The real test here is this: would there be any controversy if Prof. Delahunty had authored a memo of equal legal scholarship in support of a massive new expansion of federal government powers on environmental issues? Something tells me that the level of controversy would be practically nil. My impression is that the scholarship argument tends to be little more than a façade for the real ideology basis for opposition to Prof. Delahunty’s hiring.

The University of St. Thomas is a Catholic law school that tries to integrate Catholic values into the curriculum whenever appropriate. I don’t think one can make a strong argument that the interrogation methods advocated in the OLC memo are at all compatible with Catholic legal tradition — in fact, Catholic legal theory is quite explicit in its opposition to torture. Yet UST did what I believe was the right thing: brought in someone with an excellent record of legal scholarship who can challenge those beliefs. That’s what the academic community should do.

The University of Minnesota has the right to uphold whatever standards they want in hiring their faculty. However, if the grounds for withdrawing Delahunty’s offer is one of ideology, that the U of M is abrogating their obligation to support academic freedom. The position of the OLC memo may be morally questionable, but the overheated rhetoric that some have used to attack it is pure hyperbole. The memo may be sloppy legal work — I don’t find that to be particularly persuasive — but if the issue is that Prof.

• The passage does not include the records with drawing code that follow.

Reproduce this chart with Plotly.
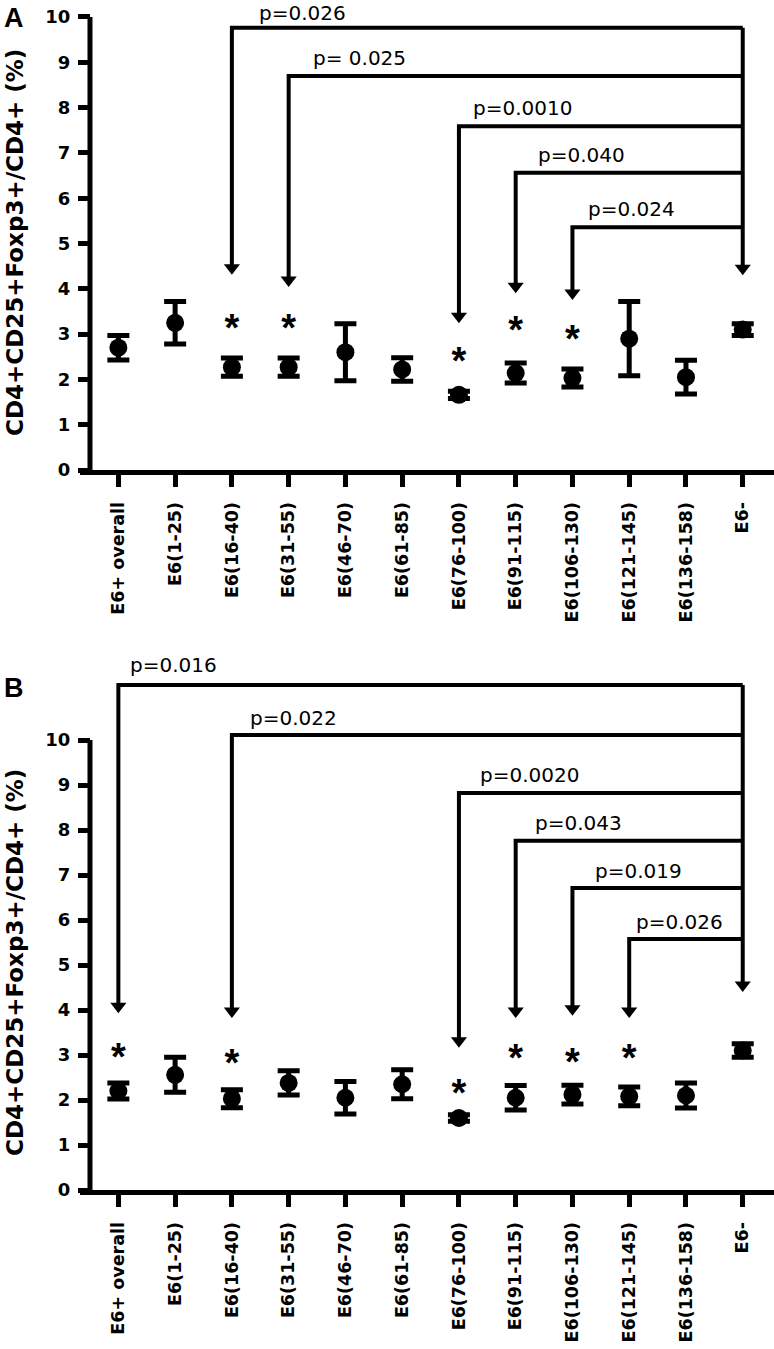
import plotly.graph_objects as go

# ---------------- data ----------------
categories = ["E6+ overall", "E6(1-25)", "E6(16-40)", "E6(31-55)", "E6(46-70)",
              "E6(61-85)", "E6(76-100)", "E6(91-115)", "E6(106-130)",
              "E6(121-145)", "E6(136-158)", "E6-"]

mean_a = [2.70, 3.25, 2.27, 2.27, 2.60, 2.22, 1.66, 2.14, 2.03, 2.90, 2.05, 3.10]
err_a = [0.27, 0.47, 0.20, 0.20, 0.63, 0.26, 0.08, 0.22, 0.20, 0.82, 0.37, 0.13]

mean_b = [2.20, 2.56, 2.03, 2.38, 2.05, 2.35, 1.60, 2.05, 2.12, 2.08, 2.10, 3.10]
err_b = [0.18, 0.39, 0.20, 0.27, 0.36, 0.32, 0.07, 0.27, 0.21, 0.21, 0.28, 0.15]

star_idx_a = [2, 3, 6, 7, 8]
star_y_a = [3.22, 3.22, 2.49, 3.16, 2.96]
star_idx_b = [0, 2, 6, 7, 8, 9]
star_y_b = [3.04, 2.89, 2.24, 3.02, 2.93, 3.02]

ref_idx = 11
comp_idx_a = [2, 3, 6, 7, 8]
comp_p_a = ["p=0.026", "p= 0.025", "p=0.0010", "p=0.040", "p=0.024"]
comp_level_a = [9.76, 8.70, 7.59, 6.56, 5.36]
comp_tip_a = [4.31, 4.04, 3.24, 3.90, 3.75]
ref_tip_a = 4.30

comp_idx_b = [0, 2, 6, 7, 8, 9]
comp_p_b = ["p=0.016", "p=0.022", "p=0.0020", "p=0.043", "p=0.019", "p=0.026"]
comp_level_b = [11.22, 10.11, 8.82, 7.76, 6.71, 5.58]
comp_tip_b = [3.93, 3.82, 3.16, 3.82, 3.87, 3.82]
ref_tip_b = 4.40

y_ticks = list(range(0, 11))
ytitle = "CD4+CD25+Foxp3+/CD4+ (%)"

# ---------------- layout geometry ----------------
W, H = 774, 1349
B_MARGIN = 159
PLOT_H = H - B_MARGIN  # 1190
X_RANGE = [-0.676, 11.551]
A_TOP_PX, A_BOT_PX = 0, 470
B_TOP_PX, B_BOT_PX = 650, 1190
A_RANGE = [0, 10.375]
B_RANGE = [0, 12.0]

def pdom(top_px, bot_px):
    return [(PLOT_H - bot_px) / PLOT_H, (PLOT_H - top_px) / PLOT_H]

BOLD = "DejaVu Sans"
fig = go.Figure()
shapes = []
annotations = []

panels = [
    ("x", "y", mean_a, err_a, star_idx_a, star_y_a, comp_idx_a, comp_p_a, comp_level_a,
     comp_tip_a, ref_tip_a, A_RANGE, (A_TOP_PX, A_BOT_PX), [25, 22, 12, 20, 14],
     [15, 18, 18, 18, 18]),
    ("x2", "y2", mean_b, err_b, star_idx_b, star_y_b, comp_idx_b, comp_p_b, comp_level_b,
     comp_tip_b, ref_tip_b, B_RANGE, (B_TOP_PX, B_BOT_PX), [10, 16, 19, 17, 21, 5],
     [20, 17, 18, 18, 17, 17]),
]

for (xr, yr, mean, err, sidx, sy, cidx, cp, clev, ctip, rtip, yrange, (tp, bp), xsh, ysh) in panels:
    ppu = (bp - tp) / (yrange[1] - yrange[0])
    # points with error bars
    fig.add_trace(go.Scatter(
        x=list(range(len(categories))), y=mean, xaxis=xr, yaxis=yr, mode="markers",
        marker=dict(symbol="circle", size=18, color="black"),
        error_y=dict(type="data", array=err, visible=True, thickness=5, width=11, color="black"),
        showlegend=False, hoverinfo="skip"))
    # asterisks
    fig.add_trace(go.Scatter(
        x=sidx, y=[v - 7 / ppu for v in sy], xaxis=xr, yaxis=yr, mode="text", text=["*"] * len(sidx),
        textposition="middle center",
        textfont=dict(family="Liberation Sans", size=38, color="black", weight="bold"),
        showlegend=False, hoverinfo="skip", cliponaxis=False))
    # brackets
    for i, lev, tip in zip(cidx, clev, ctip):
        shapes.append(dict(type="path", xref=xr, yref=yr,
                           path=f"M {i},{tip + 9 / ppu} L {i},{lev} L {ref_idx},{lev}",
                           line=dict(color="black", width=4)))
    shapes.append(dict(type="path", xref=xr, yref=yr,
                       path=f"M {ref_idx},{max(clev)} L {ref_idx},{rtip + 9 / ppu}",
                       line=dict(color="black", width=4)))
    # arrow heads
    tips_x = list(cidx) + [ref_idx]
    tips_y = list(ctip) + [rtip]
    fig.add_trace(go.Scatter(
        x=tips_x, y=[t + 7 / ppu for t in tips_y], xaxis=xr, yaxis=yr, mode="markers",
        marker=dict(symbol="triangle-down", size=14, color="black"),
        showlegend=False, hoverinfo="skip", cliponaxis=False))
    # p labels
    for i, lev, txt, s, ys in zip(cidx, clev, cp, xsh, ysh):
        annotations.append(dict(x=i, y=lev, xref=xr, yref=yr, text=txt, showarrow=False,
                                xanchor="left", yanchor="middle", xshift=s, yshift=ys,
                                font=dict(family="DejaVu Sans", size=20, color="black")))
    # y axis line (stops at 10)
    shapes.append(dict(type="line", xref=xr, yref=yr, x0=-0.5, x1=-0.5, y0=0, y1=10,
                       line=dict(color="black", width=5)))

annotations.append(dict(x=15 / W, y=(PLOT_H - 243) / PLOT_H, xref="paper", yref="paper",
                        text=ytitle, textangle=-90, showarrow=False, xanchor="center", yanchor="middle",
                        font=dict(family=BOLD, size=23, color="black", weight="bold")))
annotations.append(dict(x=15 / W, y=(PLOT_H - 963) / PLOT_H, xref="paper", yref="paper",
                        text=ytitle, textangle=-90, showarrow=False, xanchor="center", yanchor="middle",
                        font=dict(family=BOLD, size=23, color="black", weight="bold")))
annotations.append(dict(x=14 / W, y=(PLOT_H - 18) / PLOT_H, xref="paper", yref="paper",
                        text="A", showarrow=False, xanchor="center", yanchor="middle",
                        font=dict(family="Liberation Sans", size=27, color="black", weight="bold")))
annotations.append(dict(x=14 / W, y=(PLOT_H - 688) / PLOT_H, xref="paper", yref="paper",
                        text="B", showarrow=False, xanchor="center", yanchor="middle",
                        font=dict(family="Liberation Sans", size=27, color="black", weight="bold")))

xaxis_common = dict(
    domain=[80 / W, 1], range=X_RANGE, showgrid=False, zeroline=False,
    showline=True, linecolor="black", linewidth=5,
    tickmode="array", tickvals=list(range(len(categories))), ticktext=categories,
    ticks="outside", ticklen=12, tickwidth=5, tickcolor="black", tickangle=-90,
    ticklabelstandoff=8,
    tickfont=dict(family=BOLD, size=17.5, color="black", weight="bold"),
)
yaxis_common = dict(
    anchor="free", position=90 / W, showgrid=False, zeroline=False, showline=False,
    tickmode="array", tickvals=y_ticks, ticks="outside", ticklen=12, tickwidth=5,
    tickcolor="black", ticklabelstandoff=4,
    tickfont=dict(family=BOLD, size=18, color="black", weight="bold"),
)

fig.update_layout(
    width=W, height=H, template="none",
    margin=dict(l=0, r=0, t=0, b=B_MARGIN, pad=0),
    paper_bgcolor="white", plot_bgcolor="white", showlegend=False,
    xaxis=dict(anchor="y", **xaxis_common),
    yaxis=dict(domain=pdom(A_TOP_PX, A_BOT_PX), range=A_RANGE, **yaxis_common),
    xaxis2=dict(anchor="y2", **xaxis_common),
    yaxis2=dict(domain=pdom(B_TOP_PX, B_BOT_PX), range=B_RANGE, **yaxis_common),
    shapes=shapes, annotations=annotations,
)

fig.write_html("out.html", config={"displayModeBar": False},
               post_script="document.body.style.margin='0';")
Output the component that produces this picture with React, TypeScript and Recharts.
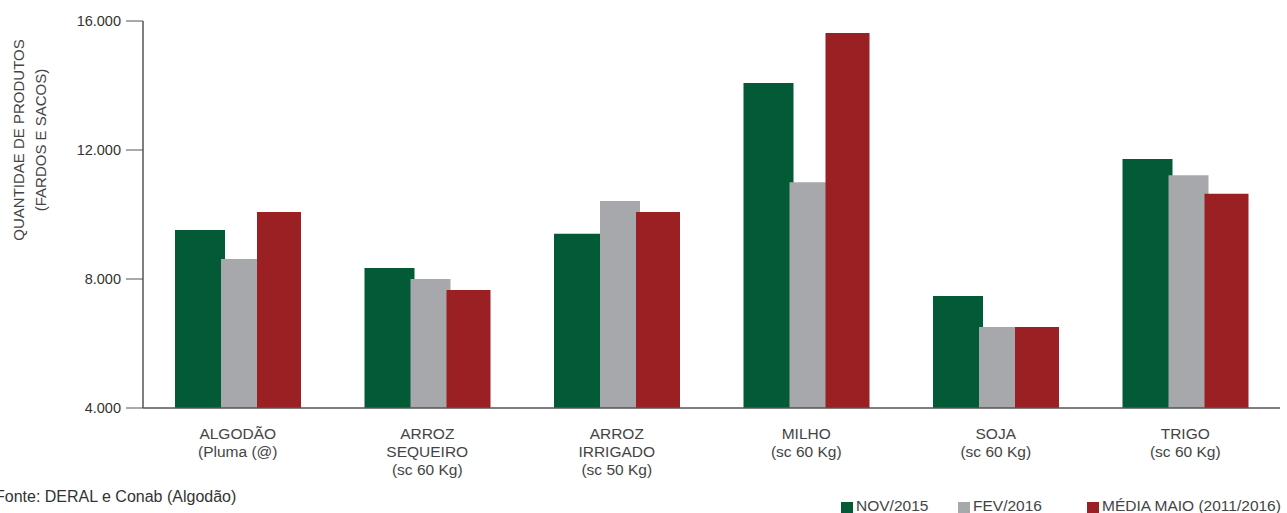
import React from "react";
import { BarChart, Bar, XAxis, YAxis } from "recharts";

const CATEGORIES = [
  "ALGODÃO\n(Pluma (@)",
  "ARROZ\nSEQUEIRO\n(sc 60 Kg)",
  "ARROZ\nIRRIGADO\n(sc 50 Kg)",
  "MILHO\n(sc 60 Kg)",
  "SOJA\n(sc 60 Kg)",
  "TRIGO\n(sc 60 Kg)"
];
const NOV_2015 = [9520, 8340, 9400, 14080, 7470, 11720];
const FEV_2016 = [8620, 8000, 10420, 11000, 6510, 11220];
const MEDIA_MAIO = [10080, 7660, 10080, 15630, 6510, 10640];
const Y_TICKS = [4000, 8000, 12000, 16000];

const SERIES = [
  { key: "nov", name: "NOV/2015", color: "#035a36", size: 50 },
  { key: "fev", name: "FEV/2016", color: "#a7a8ab", size: 40 },
  { key: "media", name: "MÉDIA MAIO (2011/2016)", color: "#9a2024", size: 44 }
];

const data = CATEGORIES.map((c, i) => ({
  cat: c,
  nov: NOV_2015[i],
  fev: FEV_2016[i],
  media: MEDIA_MAIO[i]
}));

const FONT = "'Liberation Sans', Arial, sans-serif";
const fmtThousands = (v: number) =>
  v.toString().replace(/\B(?=(\d{3})+(?!\d))/g, ".");

function CategoryTick({ x, y, payload }: any) {
  const lines = String(payload.value).split("\n");
  return (
    <text
      x={x}
      y={y + 23}
      textAnchor="middle"
      fill="#444"
      fontSize={15.5}
      fontFamily={FONT}
    >
      {lines.map((l, i) => (
        <tspan key={i} x={x} dy={i === 0 ? 0 : 18}>
          {l}
        </tspan>
      ))}
    </text>
  );
}

// legend lives outside the chart so it doesn't shrink the plot area
function LegendRow() {
  const left = [841, 958, 1087];
  return (
    <>
      {SERIES.map((s, i) => (
        <div
          key={s.key}
          style={{
            position: "absolute",
            left: left[i],
            top: 497,
            display: "flex",
            alignItems: "center",
            fontFamily: FONT,
            fontSize: 15.5,
            color: "#444",
            whiteSpace: "nowrap",
            lineHeight: "18px"
          }}
        >
          <span
            style={{
              display: "inline-block",
              width: 12,
              height: 12,
              background: s.color,
              marginRight: 3,
              marginTop: 3
            }}
          />
          {s.name}
        </div>
      ))}
    </>
  );
}

export default function App() {
  return (
    <div
      style={{
        position: "absolute",
        left: 0,
        top: 0,
        width: 1287,
        height: 513,
        background: "#fff",
        overflow: "hidden"
      }}
    >
      <BarChart
        width={1287}
        height={513}
        data={data}
        margin={{ top: 21, right: 7, bottom: 0, left: 83 }}
        barCategoryGap={0}
        barGap={-4}
      >
        <XAxis
          dataKey="cat"
          interval={0}
          tickLine={false}
          tick={<CategoryTick />}
          axisLine={{ stroke: "#555", strokeWidth: 1.5 }}
          height={105}
        />
        <YAxis
          width={60}
          domain={[4000, 16000]}
          ticks={Y_TICKS}
          allowDataOverflow
          tickFormatter={fmtThousands}
          tickSize={17}
          tickMargin={5}
          tickLine={{ stroke: "#555" }}
          axisLine={{ stroke: "#555", strokeWidth: 1.5 }}
          tick={{ fontSize: 14.5, fill: "#333", fontFamily: FONT }}
        />
        {SERIES.map((s) => (
          <Bar
            key={s.key}
            dataKey={s.key}
            name={s.name}
            fill={s.color}
            barSize={s.size}
            isAnimationActive={false}
          />
        ))}
      </BarChart>
      <LegendRow />
      <div
        style={{
          position: "absolute",
          left: 30,
          top: 140,
          transform: "translate(-50%, -50%) rotate(-90deg)",
          fontFamily: FONT,
          fontSize: 15,
          color: "#444",
          textAlign: "center",
          lineHeight: "22px",
          whiteSpace: "nowrap"
        }}
      >
        QUANTIDAE DE PRODUTOS
        <br />
        (FARDOS E SACOS)
      </div>
      <div
        style={{
          position: "absolute",
          left: -5,
          top: 488,
          fontFamily: FONT,
          fontSize: 16,
          color: "#333",
          whiteSpace: "nowrap"
        }}
      >
        Fonte: DERAL e Conab (Algodão)
      </div>
    </div>
  );
}
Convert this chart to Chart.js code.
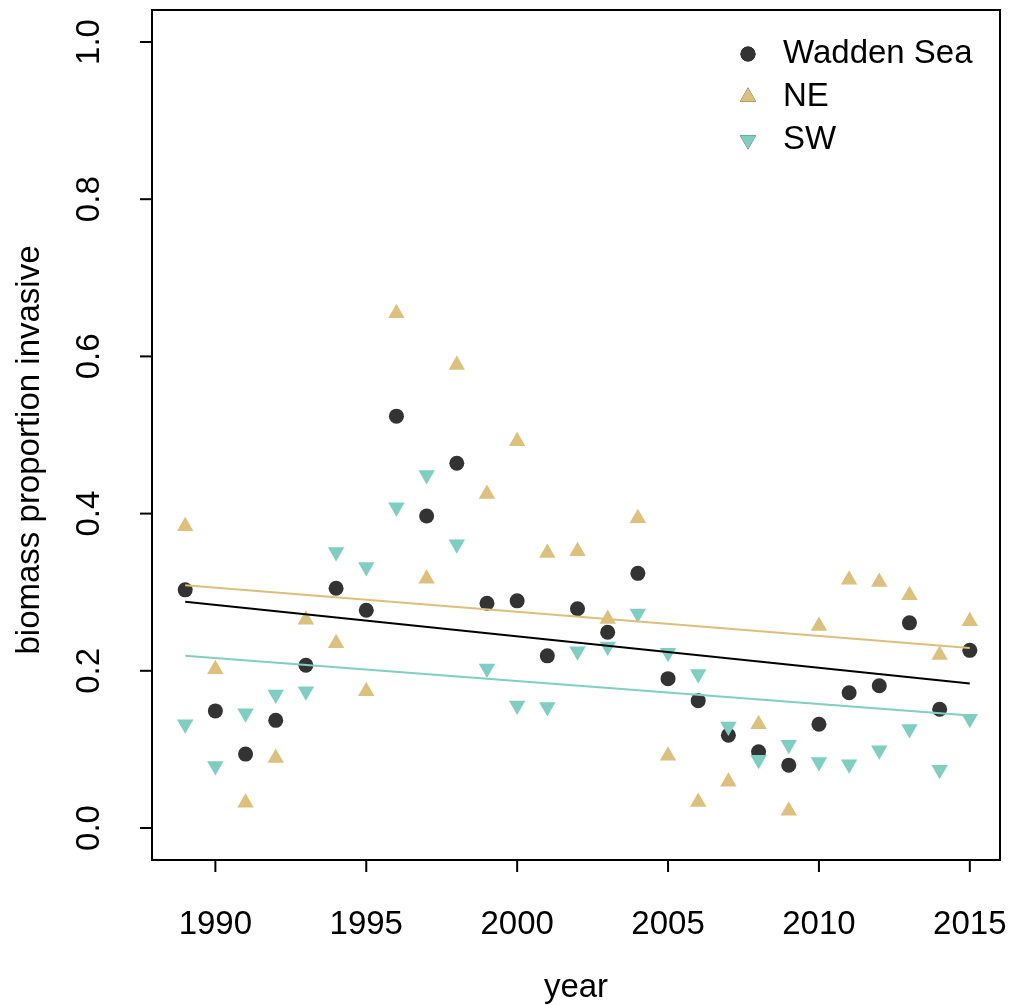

Delahunty supported a position that some find morally reprehensible, that’s still not enough.

UPDATE: The Minnesota Daily has updated the quotation from Mr. Taylor to say that the issue isn’t about ideology. However, that seems to be a less than persuasive arguments based on the attacks being used. Still, the correction should be noted.

8 thoughts on “Academic Freedom Under Attack?

  1. I guess whether or not Catholic legal tradition includes torture depends on how far back you look at their traditions. You might also want to know what the Jews think about how Catholics don’t have a tradition of torture.

  2. Either he is qualified the teach the designated body of material or not. Agreeing/disagreeing with whatever he has written regarding the treatment of anyone is irrelevant.

  3. I think if somebody argues that the world is flat, they’ve disqualified themselves from teaching geography. But I don’t know enough about the law to know if that’s the analogous case, here. Clearly some think it is.

    Anyway, where was all this gladhanding concern about “academic freedom” for Ward Churchill? Or all the rest of the left-leaning professors conservatives have had drummed out of office?

  4. Anyway, where was all this gladhanding concern about “academic freedom” for Ward Churchill? Or all the rest of the left-leaning professors conservatives have had drummed out of office?

    Ward Churchill committed plagarism and acts of academic fraud. And what left-leaning professors have been “drummed out of office” by conservatives?

  5. Jay wrote: “As one opponent to the Prof. Delahunty hiring has said, this is an issue about ideology.”

    Jay, did you see the Correction box at the top of the Minnesota Daily article? You might want to look again. The reporter recorded the interview and went back and realized she had written a quote that was 180 degrees from the actual language the student used.

  6. “…Clearly some think it is.”

    And these would be law students who, in my experience, seem to operate under the idea that they have a lock on just about everything.

    “I think if somebody argues that the world is flat, they’ve disqualified themselves from teaching geography”

    Our legal system requires the ability to craft an arguement, a basic premise supported by more than hot air. If he can take teach the student what is an is not a good arguement, in addition to that building block class he has been hired to teach, then it seems to me that they are getting what they have paid for. For whatever it’s worth, the law is legal not logical.